This morning’s bloodbath on the London Stock Exchange tells a tale of two narratives colliding. The FTSE 250 is down 3.4% at the time of writing, hammered by a quadruple whammy: rising geopolitical tensions in the Middle East, Trump’s renewed tariff threats against Europe, a tech-driven correction in Nasdaq futures, and the added spice of Nigel Farage wading into the melee with his trademark contrarianism. For the uninitiated, the correlation may seem arbitrary. But in my world - where algorithms feast on geopolitical risk and quantum models price in conflict probabilities in microseconds - the dots connect with chilling clarity.
Let’s start with the man who polarises like no other. Farage, speaking at a rally in Birmingham yesterday, threw his weight behind Donald Trump’s proposed 50% tariffs on European steel and aluminium. “The President is right to put America first. Our own trade policy is a disaster, and protectionism is the only language the globalists understand,” he declared. Cue the chaos. Sterling dipped a further 0.8% against the dollar as traders priced in the likelihood of a UK government caught between Brussels and Washington. The message from the market was clear: in a trade war, no one wins, least of all a post-Brexit Britain still finding its footing.
But the real story is the tech sell-off. UK-listed tech darlings like Darktrace, Ocado Group, and even the fintech Revolut (still private but tracked via secondary markets) saw double-digit percentage drops. This isn’t just a knee-jerk reaction to Farage’s comments. It’s a systemic response to the escalating standoff with Iran. Rumours of an imminent US-Israeli strike on nuclear facilities in Natanz sent oil prices surging above $95 a barrel, while safe havens like gold and the Swiss franc rallied. For a sector already reeling from high interest rates and regulatory pressures, this is an existential threat. Tech thrives on stability. War is the ultimate disruption.
What Farage fails to grasp - or perhaps cynically exploits - is the interconnectedness of modern economies. His populist nostalgia for tariffs ignores the digital reality. A 50% levy on steel isn’t just about physical goods. It’s a supply chain voltage spike that crashes into cloud computing, chip manufacturing, and every SaaS platform that relies on global logistics. When border conflicts escalate, cloud providers face latency issues. Data sovereignty laws tighten. Investment freezes. And the user experience of society? It degrades into a fragmented, slow, and suspicious network.
Now let’s talk about ethics. Because an AI ethicist musn’t ignore the elephant in the room: how will this affect the digital sovereignty of the average Briton? If tariffs trigger retaliatory data barriers, the seamless streaming, the instant payments, the very fabric of online life will splinter. Imagine buying a book on Amazon and waiting three weeks for customs clearance. Imagine your Spotify glitching because the server is “geo-blocked”. This isn’t a thought experiment.

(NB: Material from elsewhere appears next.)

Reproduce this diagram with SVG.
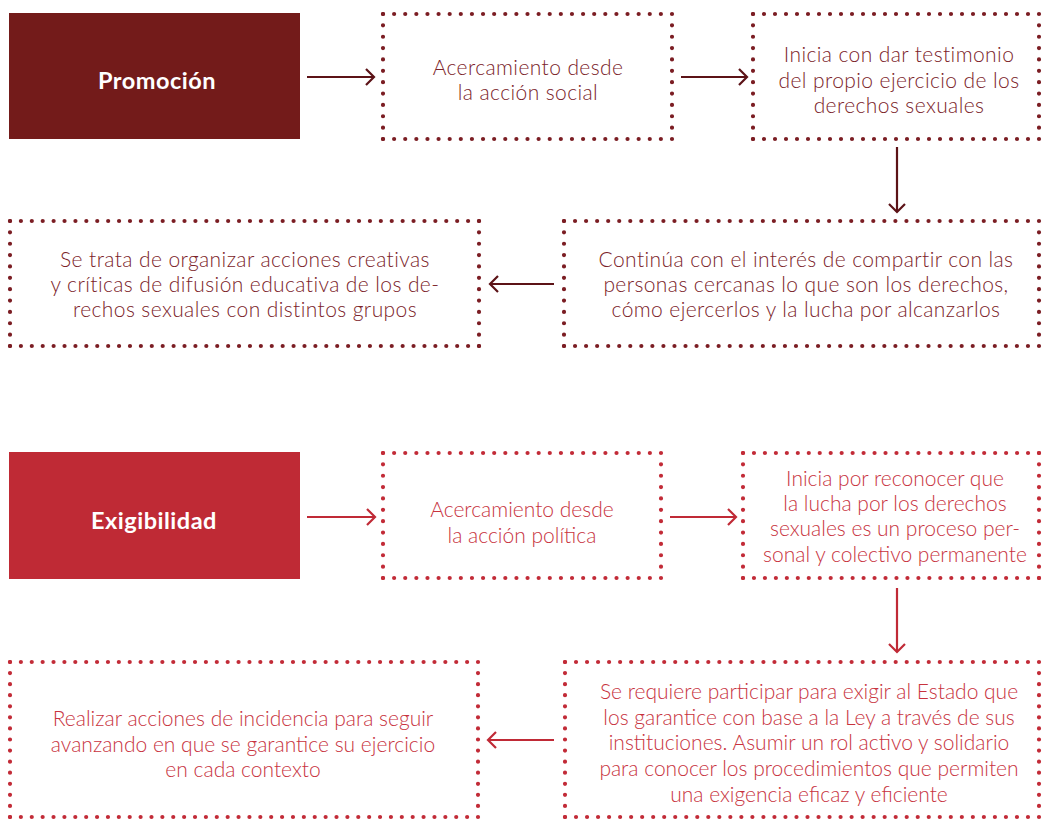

It’s a plausible Black Mirror episode written by geopolitical strategists.
Quantum computing promises to solve complex optimisation problems but it won’t fix human stupidity. We can design algorithms that detect patterns of conflict escalation or trade wars before they happen. We can even build decentralised marketplaces resilient to tariffs. But we can’t code away the desire for strongmen leaders who peddle protectionism as patriotism. As tech leads, we must anticipate these shocks, build redundancy into our systems, and educate the public about the trade-offs. The market crash today is not a bug. It’s a feature of a world where Farage and Trump cheer on a zero-sum game while the rest of us scramble to minimise damage.
For now, I advise clients to hedge with Bitcoin - which saw a modest 2% uptick - and to review supply chain dependencies immediately. The Iran situation will not resolve overnight. And tariffs, once imposed, rarely get lifted without a political cost. We are at the dawn of a new cold trade war, fought not with soldiers but with sanctions and algorithms. And the user experience? It’s about to get very, very bumpy.